Herkesin korktuğu kötü son, ölüm zamanında imanın alınması, yani imansız gitmektir. Bunun birçok sebepleri vardır. Bunlardan iki tanesi:
1- Bozuk bir bid’ate inanmak ve ömrünü bu inanç üzere geçirmek. Böyleleri yanlış yolda olabileceklerini düşünmezler. Ölüm yaklaştığında gözleri açılıp gerçeği anlayınca, diğer inançlarına bile şüpheye düşebilir. Zira inancına güveni kalmaz. Saf inanca sahip olanlarla,Kur’ân ve hadisin bildirdiği gibi zahirde Müslüman olanlar son nefeste imansız gitmekten güven içindedirler. Bunun için, Peygamberimiz (s.a.v.) buyuruyor ki: “İhtiyar kadınların dinini alın. Cennetliklerin çoğu saf olanlardır.”
Bunun için geçmiş büyükler kelam ilmini ve eşyanın hakikatini araştırmayı yasaklamışlardır. Zira bunları başaramayanların, çabuk bid’at çamuruna saplanacaklarını bilmişlerdir.
2- İmanın alınmasının ikinci sebebi, aslında imanının zayıf olması, dünya sevgisine fazla kapıldığı için, Allah sevgisinin mağlup olmasıdır. Ölüm zamanında ondan arzuların lezzeti alınarak zorda dünyadan çıkarılıp istemediği yere götürülmesini hoş görmez ve o zayıf olan Allah sevgisi tamamıyla yok olur. Onun için şehitlik derecesi yüksektir. Zira o anda dünyayı unutmuş, kalbini sadece Allah sevgisi kaplamış, ölmeye hazırdır.
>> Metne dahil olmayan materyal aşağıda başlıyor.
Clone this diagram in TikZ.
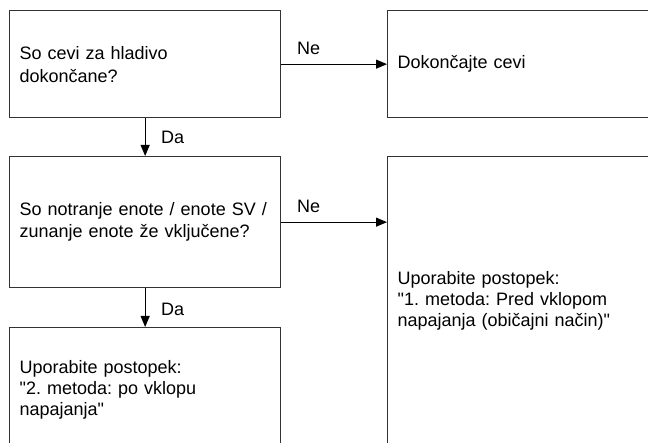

Böyle bir ölüm büyük bir kazançtır.
Kötü sondan uzak olmak isteyen şunlara dikkat etmelidir:
a) Bid’at’ten uzak olmalıdır.
b)Kur’ân ve hadise kesin olarak inanmalı, anlamadığı şeyler olsa bile inançsızlık göstermemelidir.
c) Dünya sevgisini azaltıp, Allah sevgisini çoğaltmaya çalışmalıdır. Bu şeriata uymakla olur.
d) Dünyayı sevenlerle değil, Allah’ı sevenlerle kalkıp oturmalıdır.